As the story opens, Luca is a failing in school and doesn't really care. His mother has landed a short-term job teaching in Mali, so she decides that Luca should stay with his father. His father, Bruno, is Luca's tutor. Neither of them knows how they are related to each other, though Luca's mother tells Bruno when she asks him to take Luca in. Bruno barely remembers her, and is shocked to discover that he has a son. At first, he doesn't treat Luca any differently, but when he's brought into the school to address Luca's disciplinary problems, that changes, though gradually. Luca, meanwhile, is getting sucked into a life of crime through the boxer he and his friends meet at the gym. They're already (very) low level pushers. The boxer pushes them up the chain until they meet a boss named The Poet. Luca steals some money and some blow from The Poet's house, and soon, he's in a world of trouble. It's up to Bruno to extricate him...

This is a fairly amiable movie. It's generally funny, and it has a nice texture provided by a soundtrack of Italian rap. I don't know why I'm amused at the notion of Italian rap, but I am. These are all to the good, because I can't say that I like Luca much. Actor Filippo Scicchitano plays him with a satisfied smirk. It may be appropriate to the character, but it's irritating to this viewer. In most scenes, I just wanted to smack the kid upside the head. Fabrizio Bentivoglio is better as Bruno. He's everyone's loveable, disheveled uncle. Not quite a sot (yet) and with enough intellect to have long conversations in the pub. But still, he's the kind of child/man one finds in Judd Apatow movies, and this is that sort of movie. It's a dudebro movie about adolescents, arrested and otherwise, and one in which women don't really figure (with one major exception which I'll come to in a bit). Certainly, Luca's mother, Marina, is a non-presence in the film, and Luca's hard-ass teacher is more nemesis than rounded character.



Like other movies of this ilk, there's a wish fulfillment fantasy element to this that makes it kind of hard to take seriously. For instance, in giving Luca a motive for looking up to his father--for giving him respect, as the movie insists--the movie contrives to have a civilized gangster who recognizes Bruno and lets him and Luca off the hook when he realizes that Bruno gave him culture through his time as a professor. It's not totally unearned. The Poet is shown organizing his entourage around a big TV to watch The 400 Blows earlier in the movie, and epicene criminals aren't unknown in either film or in real life. But this smacks of contrivance. Still, it's a comedy. The movie tips its hand, though, with the porn star who is the subject of Bruno's latest ghostwriting gig. She comes on to Bruno at the end of the job, an advance that Bruno rebuffs. Later in the film, just as Luca is beginning to look up to his father, she re-enters the picture, and this time, Bruno does not rebuff her, and not a minute too soon. Luca gets the picture. It's drawn in broad strokes with a crayon: his old man has the respect of gangsters and is nailing a porn star. This all strains the movie's credibility. It's just a bit too precious.

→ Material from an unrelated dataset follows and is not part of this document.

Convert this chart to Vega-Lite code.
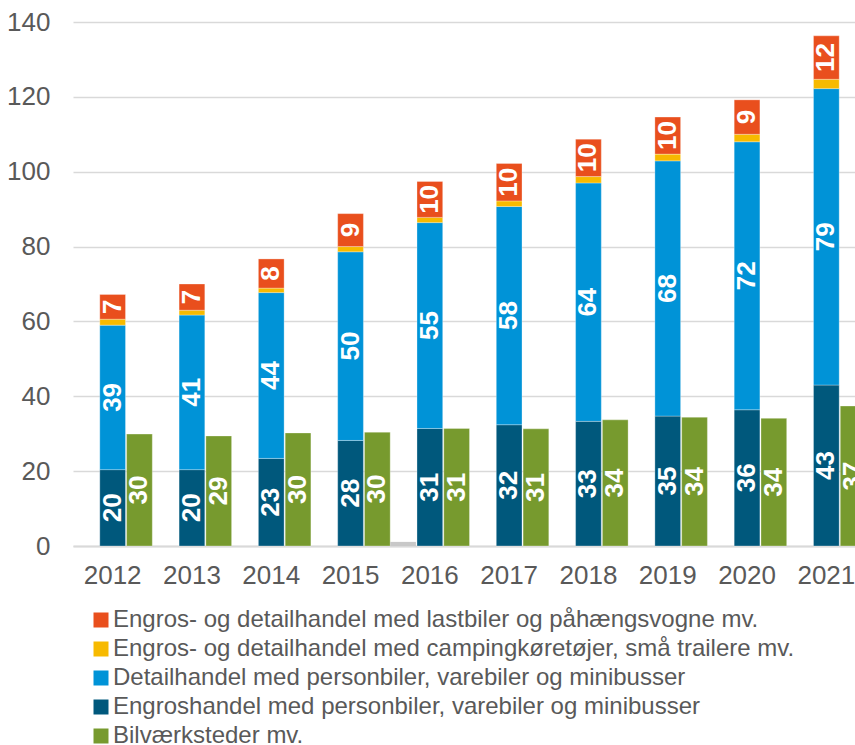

In any event, this is another film that I don't really dislike, in spite of my misgivings. This just seems like it's a middlebrow film. There's nothing wrong with that. I LIKE meat and potatoes movies, and this is a meat and potatoes movie. It doesn't reinvent the cinema on the fly and it isn't telling deep truths about the human condition. Seriously, how many movies about fathers reconnecting with sons does the world need to see at this point in time? This is ground that could lay fallow for a few decades. Mind you, Scialla! certainly has a level of craft that's more polished and easier to watch than an equivalent American film. But, again, this is an award winner. It took last year's Contracampo Italiano prize at last year's Venice Film Festival, which is Italy's equivalent of Oscar. There are expectations that go with that. Maybe I'm being unfair, because winning a prize is certainly not a patch on what's actually in the film, but it does suggest a film that's more ambitious in its form or in its story. Scialla!, contrary to my expectation, seems slight in comparison.